Open danielhenrymantilla opened 7 years ago

danielhenrymantilla commented 7 years ago

File 'peda.py', lines 759 and 777:

def disassemble(self, *arg):
        [...]
        self.execute("set disassembly-flavor intel") 

I, as many other users, prefer the GAS syntax. Other users may prefer the Intel syntax, and that's why there is a set disassembly-flavor XXX setting. I can't see a reason as to why pdisas, a supposedly improved disas, should blatantly ignore such a setting and impose either flavor.

longld commented 7 years ago

peda sets disassembly-flavor to intel by default for instruction parsing and will not support GAS syntax.

danielhenrymantilla commented 7 years ago

@longld Actually you happen to support both syntaxes.

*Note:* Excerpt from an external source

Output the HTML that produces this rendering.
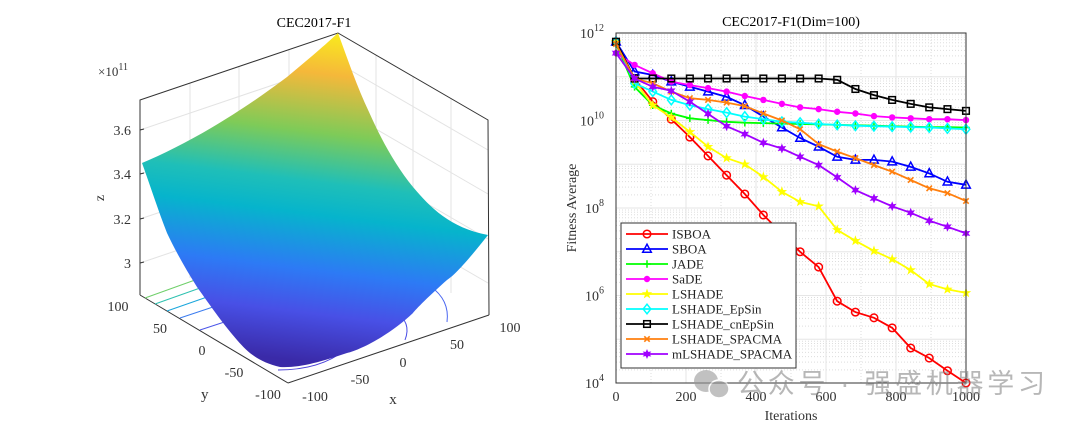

For intance, both-syntaxes-are-well-parsed That shouldn't come as a surprise, since when looking at your code, you look for "cmp","test", "call", "j" and "ret" to be substrings of the opcodes mnemonics: image

# lib/utils.py, in function format_disasm_code
# line 526
addr, opcode = to_int(m.group(1)), m.group(2)
            for c in colorcodes:
                if c in opcode:
                    color = colorcodes[c]
                    if c == "call":
                        for f in VULN_FUNCTIONS:
                            if f in line.split(":\t", 1)[-1]:
                                style = "bold, underline"
                                color = "red"
                                break
                    break

It so happens that both AT&T's (GAS) syntax and Intel's use the same opcodes mnemonics, at least at their core. Your "is a substring of" test means you maintain compatiblity regarding both syntaxes, which won't evolve in the future by the way.

Ergo, you do support both syntaxes with your parsing, and should therefore not favour one syntax over another.

The suggested fix, as said in my initial post, is to delete the line 777 from peda.py:

self.execute("set disassembly-flavor intel") # get rid of this line

I have commented out this line in my code and haven't encountered any problem whatsoever.